We call this format as Sorted String Table or SSTable as an abbreviation. Where we store keys in its sorted order. But wait! What about sequential writes that made bitcask faster? you might have this doubt. Let's keep that doubt as it is for now.

Benefits with the approach:

  1. This would, undoubtedly, in turn, improve the performance of compaction(the process of eliminating duplicate values) and merging of the segments. Compaction would be more of a merge function in the famous MergeSort. While merging the segments, if we come across the same keys, then we choose the key with the latest occurrence over the old one.
  2. In order to find the data now, we no longer need an index of all the keys in memory, unlike bitcask. Suppose, for example, you are looking for the key 'Apple', and you have the indexes for 'Animals' and 'Burpee', then you can just use file pointer of key 'Animals' and can traverse till you find 'Apple' as keys are sorted. It would still need index but not as dense as Bitcask had, not for every key. It improves the performance for range queries.
  3. It is possible to group the data in a range and compress it while writing it to the disk. Now key will be associated with the file pointer of the compressed block. This reduces the on-disk space
Coming back to reality ...

The big question is during writes, how do we store keys in sorted order?

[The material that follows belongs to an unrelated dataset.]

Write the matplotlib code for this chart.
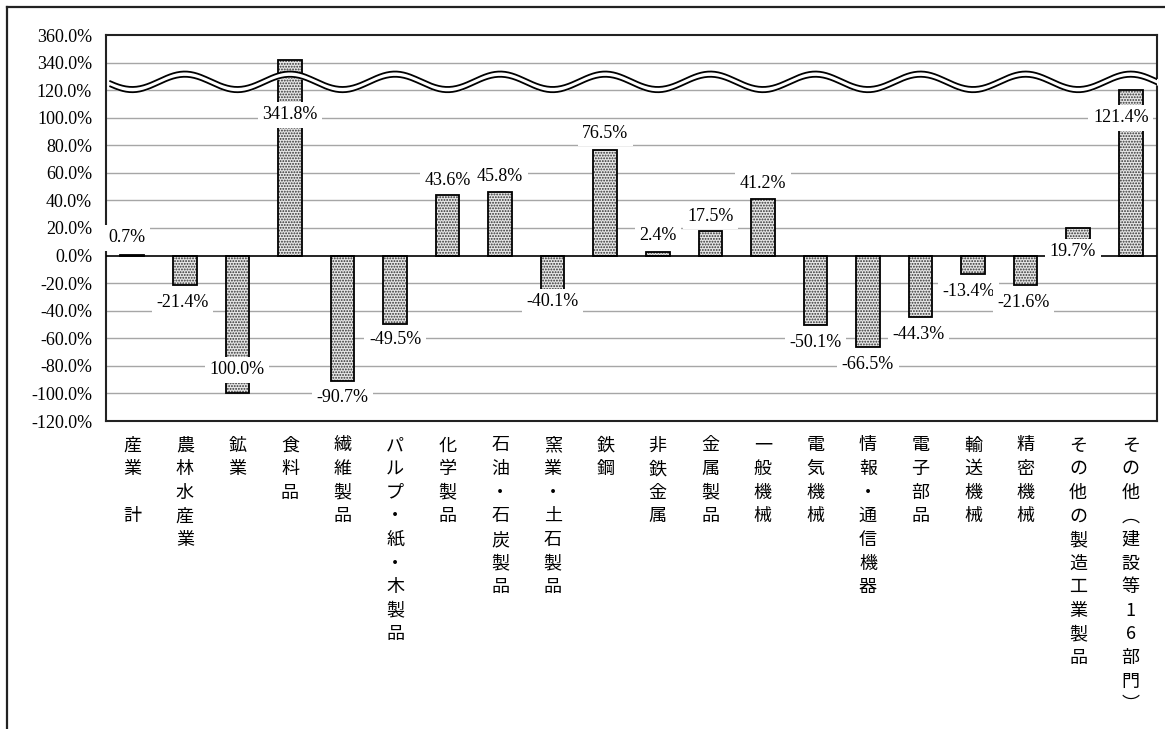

Well, in our database class we are taught of B-Trees to maintain sorted order on disk. But rather than secondary storage what if we use main memory, it would be much easier. There are many data structures that help us to maintain sorted order in a feasible way. For example, red-black trees and AVL trees. These are self-balancing trees and does not get skewed over because of their unique properties. Now lets put this all in steps:

  • When a write comes, add it to an in-memory balanced tree data structure. This in-memory tree is often called as memtable.
  • When the size of memtable increases more than a threshold value (few kilobytes/megabytes), then we write it out on disk as SSTable file. This can be done efficiently as tree maintains sorted order based on the keys. This SSTable file now becomes the most recent segment of the database. While SSTable is being written to the disk, writes may continue to a new memtable instance.
  • To serve read request, we try to find the key in memtable, then the recent on-disk segment, then in the next older segment and on and on.
  • From time to time, we run merge and compaction that we talked about in the last blog. This would discard the duplicate values and combine segment files. 
This works great! but has a problem if a system crashes, then the in-memory data is lost. To solve this we can keep an on-disk log of writes, not necessarily in sorted order. After the crash, when the system is up, the data is read back from the log, and the tree can be rebuilt in the same sorted order. Alas! Now it seems perfect.

LSM Trees 

The indexing structure we discussed above is often known as Log-structured Merge-Tree or LSM tree. LSM trees define an approach, where we have different levels in a tree. Basic LSM tree has two levels, L1 and L2. L1 is generally in-memory storage implemented using self-balancing tree data structures such as Red-Black trees and AVL trees. And L2 is present on disk and can be implemented using B-Trees or any other good data structures. Generally, data is flushed between L1 and L2 when L1 reach a certain threshold. Where to reduce the fragmentation, we run compaction and merge algorithms, which can have different implementations in different cases. Storage engines based on compaction and merge sorted files are often called as LSM storage engines. Very famous, Lucene based elastic search also keeps a mapping of text-word to documents in SSTables like sorted files, which are merged in the background as and when needed. 

Optimizing Performance

While reading data in SSTables based storage engines, we look up for an in-memory tree for the value, if not found then we move on to the latest segment, and then the older one and so on. What if the key provided by the user does not exist in the database. In that case, it would search from in-memory to the oldest segment present on the disk. which becomes tedious. To tackle this, we use bloom filters. Yes! which we didn't notice ever but is the coolest thing on the planet when it comes to knowing if an element does not belong to the database.
Bloom filter is a probabilistic data structure, it tells us that the element is either definitely not in the set or may be in the set. This improves performance and saves us from unnecessary lookups.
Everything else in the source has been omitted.